- Born: 9 January 1917
- Died: 18 November 2004 (aged 87)
- Education: University of London
- Scientific career
- Fields: Statistics
- Workplaces: University of North Carolina at Chapel Hill
- Doctoral advisor: Egon Pearson
- Doctoral students: D. J. Bartholomew; Gwilym Jenkins; S. Lynne Stokes;

= Norman Lloyd Johnson =

American mathematician

Norman Lloyd Johnson (9 January 1917, Ilford, Essex, England – 18 November 2004, Chapel Hill, North Carolina, United States) was a professor of statistics and author or editor of several standard reference works in statistics and probability theory.

==Education==
Johnson attended Ilford County High School, and went on to University College London, where he obtained a B.Sc. in mathematics 1936 and a B.Sc. and M.Sc. in statistics in 1937 and 1938.

==Career==
On qualification in 1938, Johnson was appointed Assistant Lecturer in the Department of Statistics at UCL. During World War II, he served under his former Professor Egon Pearson as an Experimental Officer with the Ordnance Board. He returned to the Statistics Department at UCL in 1945 and stayed there until 1962, as Assistant Lecturer, Lecturer and then Reader. In 1948 he was awarded a Ph.D. in Statistics for his work on the Johnson system of frequency curves. In 1949 he became a Fellow of the Institute of Actuaries.

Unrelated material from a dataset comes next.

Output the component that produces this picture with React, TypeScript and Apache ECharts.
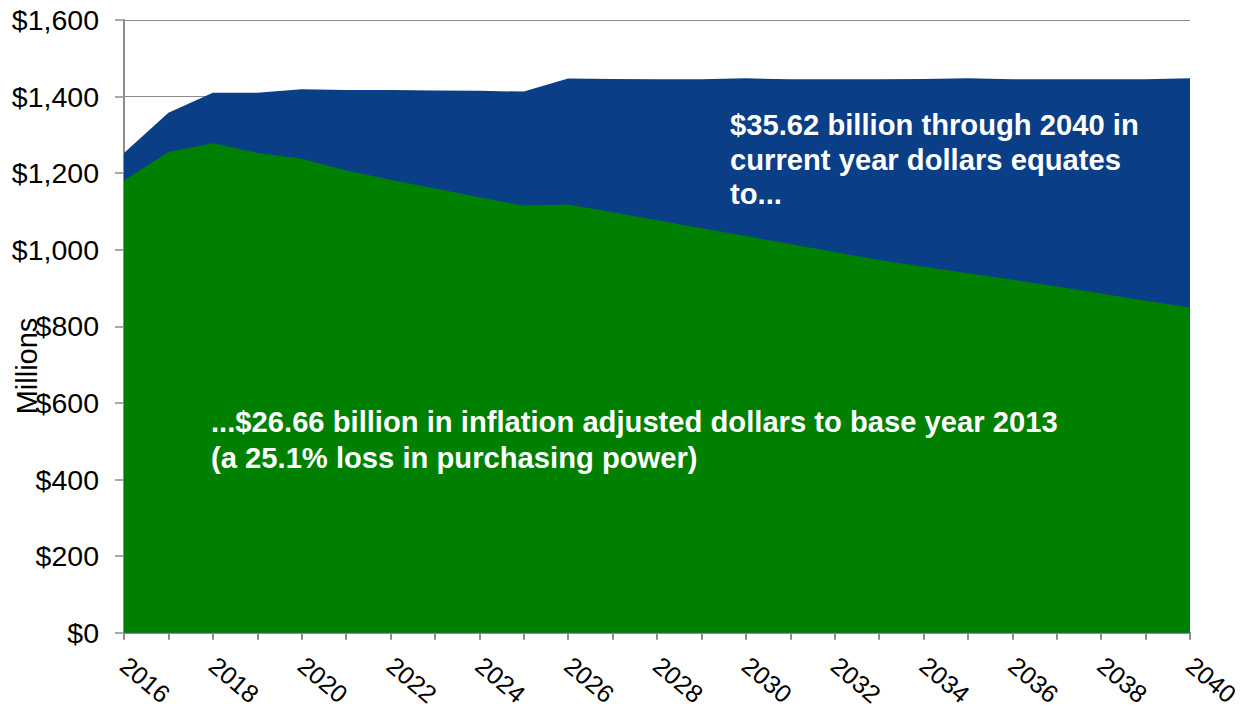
import React, { useEffect, useRef } from "react";
import * as echarts from "echarts";

const years: string[] = [
  "2016", "2017", "2018", "2019", "2020", "2021", "2022", "2023", "2024", "2025",
  "2026", "2027", "2028", "2029", "2030", "2031", "2032", "2033", "2034", "2035",
  "2036", "2037", "2038", "2039", "2040",
];

// Current year dollars (millions)
const currentDollars: number[] = [
  1253, 1358, 1410, 1410, 1419, 1417, 1417, 1416, 1415, 1413,
  1447, 1446, 1445, 1445, 1448, 1445, 1445, 1445, 1446, 1448,
  1445, 1445, 1445, 1445, 1448,
];

// Inflation adjusted dollars, base year 2013 (millions)
const adjustedDollars: number[] = [
  1181, 1255, 1278, 1253, 1238, 1207, 1183, 1160, 1137, 1115,
  1118, 1098, 1077, 1056, 1036, 1015, 994, 973, 956, 939,
  922, 904, 886, 867, 849,
];

const blueText: string[] = [
  "$35.62 billion through 2040 in",
  "current year dollars equates",
  "to...",
];
const greenText: string[] = [
  "...$26.66 billion in inflation adjusted dollars to base year 2013",
  "(a 25.1% loss in purchasing power)",
];
const yAxisName = "Millions";

const FONT = "'Liberation Sans', Arial, Helvetica, sans-serif";
const BLUE = "#0A3E87";
const GREEN = "#008000";
const GRAY = "#8C8C8C";

export default function App() {
  const ref = useRef<HTMLDivElement>(null);

  useEffect(() => {
    if (!ref.current) return;
    const chart = echarts.init(ref.current, null, { renderer: "svg" });
    const annF = 29.2;
    const graphics: any[] = [];
    const blueBase = [135, 170, 204];
    blueText.forEach((t, i) => {
      graphics.push({
        type: "text",
        x: 730,
        y: blueBase[i] - 0.35 * annF,
        style: {
          text: t,
          fill: "#fff",
          font: `bold ${annF}px ${FONT}`,
          align: "left",
          verticalAlign: "middle",
        },
        z: 10,
      });
    });
    const greenBase = [432, 468.5];
    greenText.forEach((t, i) => {
      graphics.push({
        type: "text",
        x: 211,
        y: greenBase[i] - 0.35 * annF,
        style: {
          text: t,
          fill: "#fff",
          font: `bold ${annF}px ${FONT}`,
          align: "left",
          verticalAlign: "middle",
        },
        z: 10,
      });
    });
    graphics.push({
      type: "text",
      x: 27,
      y: 366,
      rotation: Math.PI / 2,
      style: {
        text: yAxisName,
        fill: "#000",
        font: `29px ${FONT}`,
        align: "center",
        verticalAlign: "middle",
      },
      z: 10,
    });

    chart.setOption({
      animation: false,
      backgroundColor: "#fff",
      grid: { left: 124, right: 61, top: 20, bottom: 71 },
      xAxis: {
        type: "category",
        data: years,
        boundaryGap: false,
        axisLine: { show: true, lineStyle: { color: GRAY, width: 2 } },
        axisTick: { show: true, interval: 0, length: 7, lineStyle: { color: GRAY, width: 2 } },
        axisLabel: {
          interval: 1,
          rotate: -40,
          margin: 29,
          color: "#000",
          fontSize: 25,
          fontFamily: FONT,
        },
        splitLine: { show: false },
      },
      yAxis: {
        type: "value",
        min: 0,
        max: 1600,
        interval: 200,
        axisLine: { show: true, lineStyle: { color: GRAY, width: 2 } },
        axisTick: { show: true, length: 9, lineStyle: { color: GRAY, width: 1.5 } },
        axisLabel: {
          margin: 25,
          color: "#000",
          fontSize: 28.5,
          fontFamily: FONT,
          formatter: (v: number) => "$" + v.toLocaleString("en-US"),
        },
        splitLine: { show: true, lineStyle: { color: GRAY, width: 1 } },
      },
      series: [
        {
          name: "Current year dollars",
          type: "line",
          data: currentDollars,
          symbol: "none",
          lineStyle: { width: 0 },
          areaStyle: { color: BLUE, opacity: 1 },
          z: 2,
        },
        {
          name: "Inflation adjusted dollars",
          type: "line",
          data: adjustedDollars,
          symbol: "none",
          lineStyle: { width: 0 },
          areaStyle: { color: GREEN, opacity: 1 },
          z: 3,
        },
      ],
      graphic: graphics,
    });
    return () => chart.dispose();
  }, []);

  return (
    <div
      ref={ref}
      style={{ position: "fixed", left: 0, top: 0, width: 1251, height: 709 }}
    />
  );
}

Two visiting appointments in the USA, at the University of North Carolina at Chapel Hill (UNC) in 1952–1953 and at Case Institute of Technology in Cleveland, Ohio, in 1960–1961, led to his permanent appointment as Professor in the Department of Statistics at UNC in 1962. He was Chairman 1971–1976 and officially retired in 1982, but continued to be active in scholarship and research as Professor Emeritus almost until his death. UNC named a distinguished endowed chair in his honour. He expressed a wish to retire completely and return to live in Ilford, but never managed it.

==Publications==
He wrote, together with Samuel Kotz, a standard reference series, Distributions in Statistics. This series has been described as of "virtually Biblical authority", a comment that he (a devout Christian) firmly rejected. He was editor-in-chief of the 10-volume Encyclopedia of Statistical Sciences, widely regarded as one of the most important reference works in statistical methodology. He also wrote several textbooks and about 180 papers. His book "Survival Models" was co-authored with his wife Regina Elandt Johnson, herself a professor of biostatistics.

==Honours==
He was honoured in numerous ways, including the Wilks Award of the American Statistical Association, the Shewhart Medal of the American Society for Quality Control and a D.Sc. degree from UCL.